CUHK researchers, led by Professors Zhang Li, Philip Chiu Wai-yan, and Tony Chan Kai-fung, have developed wirelessly powered electronic stents for a non-invasive electrical stimulation therapy to treat gastric acid reflux. The research was published in Science Advances and will be featured in Nature Reviews Bioengineering’s April 2023 issue.
GERD is a persistent gastrointestinal disorder with widespread prevalence. Medication is necessary for about 8% of patients, but it can harm their physical and mental health. Surgical interventions such as Nissen fundoplication and magnetic augmentation are available but require laparoscopic surgery. Electrical stimulation of the lower oesophageal sphincter (LES) offers a promising solution but requires invasive surgery, which is risky.
Implantable electrical stimulation systems for GERD have significant surgical burdens and potential risks, making them difficult to implement. As GERD patients become more prevalent worldwide, there is a strong need for a less invasive electrical stimulation system that can reduce surgical risks and increase patient acceptance.
The research team has developed a wirelessly powered electronic stent (E-Stent) that provides a less invasive strategy for diagnosis and treatment in the gastrointestinal tract. The E-Stent uses a super elastic clinical oesophageal stent as the mechanical skeleton, a liquid metal antenna, and an intrinsically stretchable pulse generator. The liquid metal has a low melting temperature and high electrical conductivity, making it compliant with deformations in the oesophagus. With a wearable power transfer system, the elastic antenna can harvest sufficient energy for electrical stimulation therapy, even under compression of the oesophagus.

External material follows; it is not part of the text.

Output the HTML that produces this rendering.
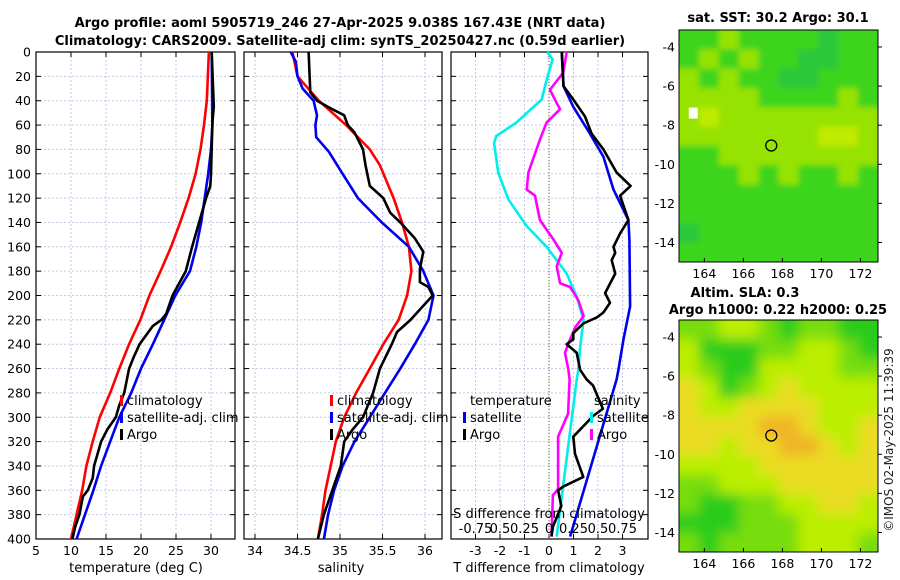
<!DOCTYPE html>
<html><head><meta charset="utf-8"><style>
body{margin:0;background:#fff}
svg{display:block;font-family:"DejaVu Sans","Liberation Sans",sans-serif}
</style></head><body>
<svg id="fig" width="900" height="580" viewBox="0 0 900 580" xmlns="http://www.w3.org/2000/svg">
<text x="340" y="27" text-anchor="middle" font-size="13" font-weight="bold">Argo profile: aoml 5905719_246 27-Apr-2025 9.038S 167.43E (NRT data)</text>
<text x="340" y="45" text-anchor="middle" font-size="13" font-weight="bold">Climatology: CARS2009. Satellite-adj clim: synTS_20250427.nc (0.59d earlier)</text>
<text x="778" y="22" text-anchor="middle" font-size="13" font-weight="bold">sat. SST: 30.2 Argo: 30.1</text>
<text x="745" y="297" text-anchor="middle" font-size="13" font-weight="bold">Altim. SLA: 0.3</text>
<text x="778" y="314" text-anchor="middle" font-size="13" font-weight="bold">Argo h1000: 0.22 h2000: 0.25</text>
<text transform="translate(893,440) rotate(-90)" text-anchor="middle" font-size="12" fill="#222">©IMOS 02-May-2025 11:39:39</text>
<g id="layer"></g>
</svg>
<script>
// ---------- data ----------
const depthTicks = [0,20,40,60,80,100,120,140,160,180,200,220,240,260,280,300,320,340,360,380,400];
const tTicks = [5,10,15,20,25,30];
const sTicks = [34,34.5,35,35.5,36];
const sTickLabels = ["34","34.5","35","35.5","36"];
const dTicks = [-3,-2,-1,0,1,2,3];
const sdTickLabels = ["-0.75","0.5","0.25","0","0.25","0.5","0.75"];

const tClimP = [0,40,60,80,100,120,140,160,180,200,220,240,260,280,300,320,340,360,380,400];
const tClimV = [29.7,29.4,29.0,28.5,27.8,26.8,25.6,24.3,22.8,21.2,19.9,18.3,16.9,15.6,14.1,13.1,12.2,11.6,10.8,10.0];
const tSatP = [0,60,80,100,120,140,160,180,200,220,240,260,280,300,320,340,360,380,400];
const tSatV = [30.1,30.2,30.0,29.6,29.1,28.6,27.9,27.0,24.9,23.3,21.7,20.0,18.6,16.9,15.6,14.3,13.2,12.0,10.8];
const tArgoP = [0,45,58,100,110,120,140,160,180,200,215,220,225,240,250,260,280,290,300,310,320,340,350,360,365,380,390,400];
const tArgoV = [30.1,30.4,30.2,30.0,29.9,29.3,28.3,27.3,26.4,24.5,23.6,22.9,21.7,19.8,19.0,18.3,17.6,16.9,16.4,15.2,14.3,13.3,13.1,12.4,11.7,11.2,10.6,10.2];

const sClimP = [0,20,40,60,80,93,120,140,160,180,200,220,240,260,280,300,320,340,360,380,400];
const sClimV = [34.44,34.50,34.75,35.07,35.35,35.47,35.63,35.73,35.81,35.84,35.79,35.69,35.51,35.35,35.19,35.05,34.95,34.89,34.83,34.79,34.74];
const sSatP = [0,8,20,30,40,52,60,70,82,100,120,140,160,180,200,220,240,260,280,300,320,340,360,380,400];
const sSatV = [34.42,34.48,34.50,34.56,34.69,34.73,34.71,34.72,34.87,35.03,35.21,35.49,35.81,35.98,36.10,36.04,35.88,35.71,35.53,35.35,35.17,35.03,34.93,34.86,34.81];
const sArgoP = [0,33,40,47,52,60,66,80,93,110,120,132,140,153,164,178,189,193,200,220,230,240,260,280,300,310,320,340,360,370,380,400];
const sArgoV = [34.63,34.65,34.73,34.91,35.05,35.09,35.17,35.27,35.30,35.35,35.51,35.59,35.71,35.88,35.98,35.94,35.94,36.04,36.09,35.83,35.67,35.61,35.47,35.39,35.27,35.15,35.05,35.01,34.91,34.86,34.81,34.74];

const dTSatP = [0,28,45,67,86,113,138,154,209,236,261,269,398];
const dTSatV = [0.52,0.59,0.99,1.67,2.22,2.63,3.24,3.28,3.31,3.04,2.83,2.76,0.86];
const dTArgoP = [0,28,39,53,67,80,99,110,118,138,149,160,165,171,182,198,206,214,218,223,231,236,240,247,261,269,274,293,299,316,330,349,357,360,373,390,398];
const dTArgoV = [0.52,0.59,0.99,1.47,1.74,2.22,2.76,3.33,2.9,3.24,2.9,2.63,2.7,2.56,2.7,2.29,2.49,2.22,1.95,1.4,0.99,0.99,0.72,1.13,1.27,1.54,1.8,2.2,1.8,0.99,1.06,1.4,0.58,0.37,0.5,0.16,0.1];
const dSSatP = [0,6,23,39,58,69,75,99,121,143,160,182,201,220,242,261,269,398];
const dSSatV = [-0.018,0.038,-0.025,-0.075,-0.333,-0.538,-0.56,-0.518,-0.415,-0.228,-0.025,0.18,0.283,0.353,0.318,0.3,0.283,0.078];
const dSArgoP = [0,17,31,42,47,58,72,99,113,118,138,154,165,176,190,193,204,217,226,236,247,261,269,297,316,359,364,398];
const dSArgoV = [0.18,0.145,0.01,0.078,0.113,-0.025,-0.093,-0.21,-0.228,-0.143,-0.093,0.045,0.13,0.078,0.113,0.215,0.3,0.353,0.268,0.215,0.163,0.198,0.21,0.195,0.093,0.093,0.04,0.025];

const lonTicks = [164,166,168,170,172];
const latTicks = [-4,-6,-8,-10,-12,-14];
const argoLon = 167.43, argoLat = -9.038;
const sstGrid = [
 [1,1,2,1,1,1,1,0,1,1],[1,2,1,2,1,1,0,0,1,1],[2,1,2,1,1,0,0,1,1,1],[2,2,2,2,1,1,1,1,2,1],
 [2,3,2,2,2,2,2,2,2,2],[2,2,2,2,2,2,2,3,3,2],[1,1,2,2,2,2,2,2,2,2],[1,1,1,2,1,2,1,1,2,1],
 [1,1,1,1,1,1,1,1,1,1],[1,1,1,1,1,1,1,1,1,1],[0,1,1,1,1,1,1,1,1,1],[1,1,1,1,1,1,1,1,1,1]];
const slaGrid = [
 [1,1,2,2,1,0,1,1,0,0],[2,0,0,0,1,1,2,2,1,0],[2,1,0,0,2,2,2,2,1,1],[3,2,0,1,2,3,2,2,2,2],
 [3,2,2,3,3,3,3,2,2,2],[3,3,3,3,4,4,3,2,2,3],[3,3,2,3,3,4,4,3,2,3],[2,2,2,2,3,3,3,3,3,3],
 [1,1,2,2,2,3,3,3,3,3],[1,0,0,1,1,2,2,3,3,2],[0,0,0,1,1,1,2,2,2,2],[1,0,1,1,1,1,2,2,2,1]];

// ---------- drawing ----------
const NS="http://www.w3.org/2000/svg";
const layer=document.getElementById('layer');
function mk(tag,attrs,parent){const e=document.createElementNS(NS,tag);for(const k in attrs)e.setAttribute(k,attrs[k]);(parent||layer).appendChild(e);return e;}
const Y0=52,Y1=539;
const yP=p=>Y0+p*(Y1-Y0)/400;

function panel(name,x0,x1,dmin,dmax,ticks,labels,showY){
  const xs=v=>x0+(v-dmin)/(dmax-dmin)*(x1-x0);
  const g=mk('g',{});
  
  
  depthTicks.forEach(p=>{
    const l=mk('line',{x1:x0,x2:x1,y1:yP(p),y2:yP(p),stroke:'#c4c8e4','stroke-width':1,'stroke-dasharray':'2,2'},g);
    
    
    mk('line',{x1:x0,x2:x0+5,y1:yP(p),y2:yP(p),stroke:'#000'},g);
    mk('line',{x1:x1-5,x2:x1,y1:yP(p),y2:yP(p),stroke:'#000'},g);
    if(showY){const t=mk('text',{x:x0-5,y:yP(p)+4.5,'text-anchor':'end','font-size':12.5},g);t.textContent=p;
      }
  });
  ticks.forEach((v,i)=>{
    const X=xs(v);
    const l=mk('line',{x1:X,x2:X,y1:Y0,y2:Y1,stroke:'#c4c8e4','stroke-width':1,'stroke-dasharray':'2,2'},g);
    
    
    mk('line',{x1:X,x2:X,y1:Y1,y2:Y1-5,stroke:'#000'},g);
    mk('line',{x1:X,x2:X,y1:Y0,y2:Y0+5,stroke:'#000'},g);
    const t=mk('text',{x:X,y:555,'text-anchor':'middle','font-size':12.5},g);t.textContent=labels[i];
    
  });
  const r=mk('rect',{x:x0,y:Y0,width:x1-x0,height:Y1-Y0,fill:'none',stroke:'#000','stroke-width':1.2},g);
  
  
  return {xs,g};
}
function line(ax,P,V,color,name,scale){
  const pts=P.map((p,i)=>ax.xs(V[i]*(scale||1)).toFixed(1)+','+yP(p).toFixed(1)).join(' ');
  const l=mk('polyline',{points:pts,fill:'none',stroke:color,'stroke-width':2.6,'stroke-linejoin':'round'},ax.g);
  
  
}
function txt(x,y,s,name,size,anchor,g,extra){
  const t=mk('text',Object.assign({x:x,y:y,'font-size':size||13,'text-anchor':anchor||'start'},extra||{}),g);t.textContent=s;
  
  
  return t;
}
function legendItem(x,y,color,label,name,g){
  const m=mk('rect',{x:x,y:y-10,width:3,height:11,fill:color},g);
  
  
  txt(x+7,y,label,name,13,'start',g);
}

// Panel 1 temperature
const p1=panel('temperature-panel',36,235,5,5+199/7,tTicks,tTicks.map(String),true);
line(p1,tClimP,tClimV,'#ff0000','temperature-climatology-line');
line(p1,tSatP,tSatV,'#0000ee','temperature-satellite-line');
line(p1,tArgoP,tArgoV,'#000','temperature-argo-line');
legendItem(120,405,'#ff0000','climatology','legend-climatology',p1.g);
legendItem(120,422,'#0000ee','satellite-adj. clim','legend-satellite',p1.g);
legendItem(120,439,'#000','Argo','legend-argo',p1.g);
txt(136,572,'temperature (deg C)','temperature-axis-title',13,'middle',p1.g);

// Panel 2 salinity
const p2=panel('salinity-panel',244,442,34-11/85,34+187/85,sTicks,sTickLabels,false);
line(p2,sClimP,sClimV,'#ff0000','salinity-climatology-line');
line(p2,sSatP,sSatV,'#0000ee','salinity-satellite-line');
line(p2,sArgoP,sArgoV,'#000','salinity-argo-line');
legendItem(330,405,'#ff0000','climatology','legend-climatology-2',p2.g);
legendItem(330,422,'#0000ee','satellite-adj. clim','legend-satellite-2',p2.g);
legendItem(330,439,'#000','Argo','legend-argo-2',p2.g);
txt(341,572,'salinity','salinity-axis-title',13,'middle',p2.g);

// Panel 3 differences
const p3=panel('difference-panel',451,648,-4,4.04,dTicks,dTicks.map(String),false);
const zl=mk('line',{x1:p3.xs(0),x2:p3.xs(0),y1:Y0,y2:Y1,stroke:'#556b2f','stroke-width':1,'stroke-dasharray':'1,2'},p3.g);


line(p3,dSSatP,dSSatV,'#00eeee','salinity-satellite-diff-line',4);
line(p3,dSArgoP,dSArgoV,'#ff00ff','salinity-argo-diff-line',4);
line(p3,dTSatP,dTSatV,'#0000ee','temperature-satellite-diff-line');
line(p3,dTArgoP,dTArgoV,'#000','temperature-argo-diff-line');
txt(470,405,'temperature','legend-temperature-header',13,'start',p3.g);
legendItem(463,422,'#0000ee','satellite','legend-temp-satellite',p3.g);
legendItem(463,439,'#000','Argo','legend-temp-argo',p3.g);
txt(594,405,'salinity','legend-salinity-header',13,'start',p3.g);
legendItem(590,422,'#00eeee','satellite','legend-sal-satellite',p3.g);
legendItem(590,439,'#ff00ff','Argo','legend-sal-argo',p3.g);
txt(549,518,'S difference from climatology','s-axis-title',13,'middle',p3.g);
dTicks.forEach((v,i)=>txt(p3.xs(v),533,sdTickLabels[i],'s-tick-label',13,'middle',p3.g));
txt(549,572,'T difference from climatology','t-diff-axis-title',13,'middle',p3.g);

// Maps
const MX0=679,MX1=878,LON0=162.7,LON1=172.9,LATT=-3.13,LATB=-15.0;
function map(name,yTop,grid,colors,blur){
  const yB=yTop+232;
  const lx=v=>MX0+(v-LON0)/(LON1-LON0)*(MX1-MX0);
  const ly=v=>yTop+(v-LATT)/(LATB-LATT)*(yB-yTop);
  const g=mk('g',{});
  
  
  const cid='clip-'+name;
  const cp=mk('clipPath',{id:cid},g);mk('rect',{x:MX0,y:yTop,width:MX1-MX0,height:232},cp);
  const cells=mk('g',{'clip-path':'url(#'+cid+')'},g);
  if(blur){const f=mk('filter',{id:'b-'+name,x:'-0.2',y:'-0.2',width:'1.4',height:'1.4'},g);mk('feGaussianBlur',{stdDeviation:blur},f);}
  const inner=mk('g',blur?{filter:'url(#b-'+name+')'}:{},cells);
  const rows=grid.length,cols=grid[0].length;
  const cw=(MX1-MX0)/cols, ch=232/rows;
  grid.forEach((row,r)=>row.forEach((v,c)=>{
    const pad=20;
    const x=MX0+c*cw-(c==0?pad:0), y=yTop+r*ch-(r==0?pad:0);
    const w=cw+1+(c==0||c==cols-1?pad:0), h=ch+1+(r==0||r==rows-1?pad:0);
    const e=mk('rect',{x:x,y:y,width:w,height:h,fill:colors[v]},inner);
    
    
  }));
  const ci=mk('circle',{cx:lx(argoLon),cy:ly(argoLat),r:5.5,fill:'none',stroke:'#000','stroke-width':1.3},g);
  
  
  const fr=mk('rect',{x:MX0,y:yTop,width:MX1-MX0,height:232,fill:'none',stroke:'#000','stroke-width':1},g);
  
  
  lonTicks.forEach(v=>{mk('line',{x1:lx(v),x2:lx(v),y1:yB,y2:yB-4,stroke:'#000'},g);
    txt(lx(v),yB+16,String(v),'lon-tick-label',12.5,'middle',g);});
  latTicks.forEach(v=>{mk('line',{x1:MX1,x2:MX1+4,y1:ly(v),y2:ly(v),stroke:'#000'},g);
    txt(MX0-4,ly(v)+4.5,String(v),'lat-tick-label',12.5,'end',g);});
  return {lx,ly,g};
}
const m1=map('sst-map',30,sstGrid,['#2cc83a','#3cd41a','#96e202','#c0ea00'],3);
const wp=mk('rect',{x:m1.lx(163.2),y:m1.ly(-7.1),width:9,height:11,fill:'#fff'},m1.g);


map('sla-map',320,slaGrid,['#2ccc1c','#77dd08','#bbee00','#eadc20','#f0b428'],6);
</script>
</body></html>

To improve design flexibility and speed up production, the research team utilised a laser engrafting machine for the batch fabrication of stretchable circuits. The circuit’s intrinsic stretchability and excellent mechanical properties enable it to provide stable biphasic current stimulation under various extreme deformations. The E-Stent not only overcomes the power bottleneck of bioelectronic implants but also has the potential for other non-invasive biomedical applications in organs with a natural orifice.
The Director of the Chow Yuk Ho Technology Centre for Innovative Medicine, CU Medicine stated that the team’s bioelectronic platform can regulate GERD by electrical stimulation. The researchers demonstrated the concept in pig models, showing that continuous electrical stimulation can increase the pressure on the lower oesophageal sphincter, which could potentially prevent gastric acid in a less invasive way. The team’s next step is to optimise and transform the prototypes into clinical products. They will continue their interdisciplinary collaboration to move forward with the work and help more people.
Professor Zhang Li from the Department of Mechanical and Automation Engineering collaborated with CU Medicine to develop the E-Stent platform and a transoral delivery strategy to overcome several challenges in mucosa-interfacing bioelectronics.
The team worked to address issues such as wirelessly powering bioelectronics inside the body, especially for high-power applications like electrical stimulation, and designing microneedle electrodes to safely and efficiently deliver electrical stimulation across the mucosa, which acts as a natural barrier protecting the GI tract.
Research Assistant Professor Tony Chan Kai-fung of the Chow Yuk Ho Technology Centre for Innovative Medicine expressed that digital medicine could have a transformative impact and demonstrates the clinical potential to integrate other functions. He suggested that pressure sensors and other bio-sensors could be integrated with the E-Stent for physiological assessment.
The data collected could be used for real-time optimisation of electrical stimulation and personalised treatment. Professor Chan also noted that the applications of the E-Stent platform are not limited to GERD but can be extended to other parts of the gastrointestinal tract and organs with natural orifices.
Currently, the research team is collaborating to add new features to the E-Stent for other applications in the gastrointestinal tract and conducting further preclinical and clinical evaluations. The team aims to develop a non-invasive platform that provides efficient and safe options for personalised treatments and physiological assessments with various functions of high clinical value. The team envisions that the E-Stent will have a promising future as a highly useful technology.